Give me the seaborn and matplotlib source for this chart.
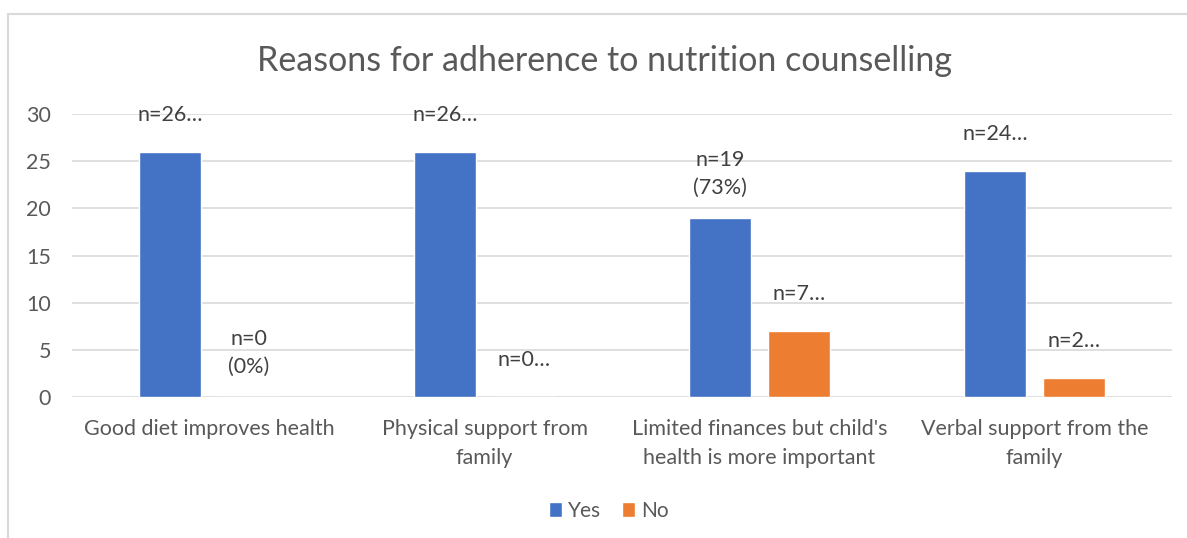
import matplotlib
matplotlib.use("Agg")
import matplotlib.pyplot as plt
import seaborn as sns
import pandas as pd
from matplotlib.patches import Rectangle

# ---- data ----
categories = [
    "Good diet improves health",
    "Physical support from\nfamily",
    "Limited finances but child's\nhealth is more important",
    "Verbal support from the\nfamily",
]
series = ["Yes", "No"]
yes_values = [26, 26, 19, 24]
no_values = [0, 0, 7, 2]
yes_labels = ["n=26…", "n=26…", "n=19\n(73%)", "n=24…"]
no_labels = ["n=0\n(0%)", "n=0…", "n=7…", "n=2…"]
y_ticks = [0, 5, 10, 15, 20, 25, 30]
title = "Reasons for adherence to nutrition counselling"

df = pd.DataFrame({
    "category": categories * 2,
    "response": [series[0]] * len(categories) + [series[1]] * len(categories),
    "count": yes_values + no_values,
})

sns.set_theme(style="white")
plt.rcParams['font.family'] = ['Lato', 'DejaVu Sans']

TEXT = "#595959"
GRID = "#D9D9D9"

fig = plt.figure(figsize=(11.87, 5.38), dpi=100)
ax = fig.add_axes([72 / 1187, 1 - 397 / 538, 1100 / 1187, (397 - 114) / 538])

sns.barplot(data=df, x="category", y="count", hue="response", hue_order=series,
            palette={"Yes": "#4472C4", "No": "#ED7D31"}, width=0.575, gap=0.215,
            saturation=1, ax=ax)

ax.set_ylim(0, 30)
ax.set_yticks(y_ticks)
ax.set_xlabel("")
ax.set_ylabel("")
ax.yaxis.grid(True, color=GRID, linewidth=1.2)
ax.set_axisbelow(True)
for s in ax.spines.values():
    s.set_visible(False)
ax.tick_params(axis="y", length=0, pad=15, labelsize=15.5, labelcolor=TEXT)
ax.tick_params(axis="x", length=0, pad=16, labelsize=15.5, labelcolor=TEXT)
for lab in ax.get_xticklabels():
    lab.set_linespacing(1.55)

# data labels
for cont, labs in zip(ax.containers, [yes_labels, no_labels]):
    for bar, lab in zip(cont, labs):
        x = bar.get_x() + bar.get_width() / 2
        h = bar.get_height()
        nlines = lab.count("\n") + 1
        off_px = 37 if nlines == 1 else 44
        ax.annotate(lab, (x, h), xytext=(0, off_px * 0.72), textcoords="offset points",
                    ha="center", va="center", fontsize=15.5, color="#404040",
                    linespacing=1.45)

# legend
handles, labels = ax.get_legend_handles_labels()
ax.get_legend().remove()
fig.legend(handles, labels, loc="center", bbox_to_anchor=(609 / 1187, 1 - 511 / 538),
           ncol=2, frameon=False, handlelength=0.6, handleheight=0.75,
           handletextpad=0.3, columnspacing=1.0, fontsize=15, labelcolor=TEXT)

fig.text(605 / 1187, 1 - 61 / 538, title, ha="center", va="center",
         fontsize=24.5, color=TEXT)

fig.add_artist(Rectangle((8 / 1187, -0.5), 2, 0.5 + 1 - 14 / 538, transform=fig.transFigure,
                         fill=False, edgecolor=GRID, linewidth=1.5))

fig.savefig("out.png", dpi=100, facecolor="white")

**TASK TO COMPLETE**
Pictures excluded, quote all the data above exactly.

**ANSWER TO THE TASK**
Give me the seaborn and matplotlib source for this chart.
import matplotlib
matplotlib.use("Agg")
import matplotlib.pyplot as plt
import seaborn as sns
import pandas as pd
from matplotlib.patches import Rectangle

# ---- data ----
categories = [
    "Good diet improves health",
    "Physical support from\nfamily",
    "Limited finances but child's\nhealth is more important",
    "Verbal support from the\nfamily",
]
series = ["Yes", "No"]
yes_values = [26, 26, 19, 24]
no_values = [0, 0, 7, 2]
yes_labels = ["n=26…", "n=26…", "n=19\n(73%)", "n=24…"]
no_labels = ["n=0\n(0%)", "n=0…", "n=7…", "n=2…"]
y_ticks = [0, 5, 10, 15, 20, 25, 30]
title = "Reasons for adherence to nutrition counselling"

df = pd.DataFrame({
    "category": categories * 2,
    "response": [series[0]] * len(categories) + [series[1]] * len(categories),
    "count": yes_values + no_values,
})

sns.set_theme(style="white")
plt.rcParams['font.family'] = ['Lato', 'DejaVu Sans']

TEXT = "#595959"
GRID = "#D9D9D9"

fig = plt.figure(figsize=(11.87, 5.38), dpi=100)
ax = fig.add_axes([72 / 1187, 1 - 397 / 538, 1100 / 1187, (397 - 114) / 538])

sns.barplot(data=df, x="category", y="count", hue="response", hue_order=series,
            palette={"Yes": "#4472C4", "No": "#ED7D31"}, width=0.575, gap=0.215,
            saturation=1, ax=ax)

ax.set_ylim(0, 30)
ax.set_yticks(y_ticks)
ax.set_xlabel("")
ax.set_ylabel("")
ax.yaxis.grid(True, color=GRID, linewidth=1.2)
ax.set_axisbelow(True)
for s in ax.spines.values():
    s.set_visible(False)
ax.tick_params(axis="y", length=0, pad=15, labelsize=15.5, labelcolor=TEXT)
ax.tick_params(axis="x", length=0, pad=16, labelsize=15.5, labelcolor=TEXT)
for lab in ax.get_xticklabels():
    lab.set_linespacing(1.55)

# data labels
for cont, labs in zip(ax.containers, [yes_labels, no_labels]):
    for bar, lab in zip(cont, labs):
        x = bar.get_x() + bar.get_width() / 2
        h = bar.get_height()
        nlines = lab.count("\n") + 1
        off_px = 37 if nlines == 1 else 44
        ax.annotate(lab, (x, h), xytext=(0, off_px * 0.72), textcoords="offset points",
                    ha="center", va="center", fontsize=15.5, color="#404040",
                    linespacing=1.45)

# legend
handles, labels = ax.get_legend_handles_labels()
ax.get_legend().remove()
fig.legend(handles, labels, loc="center", bbox_to_anchor=(609 / 1187, 1 - 511 / 538),
           ncol=2, frameon=False, handlelength=0.6, handleheight=0.75,
           handletextpad=0.3, columnspacing=1.0, fontsize=15, labelcolor=TEXT)

fig.text(605 / 1187, 1 - 61 / 538, title, ha="center", va="center",
         fontsize=24.5, color=TEXT)

fig.add_artist(Rectangle((8 / 1187, -0.5), 2, 0.5 + 1 - 14 / 538, transform=fig.transFigure,
                         fill=False, edgecolor=GRID, linewidth=1.5))

fig.savefig("out.png", dpi=100, facecolor="white")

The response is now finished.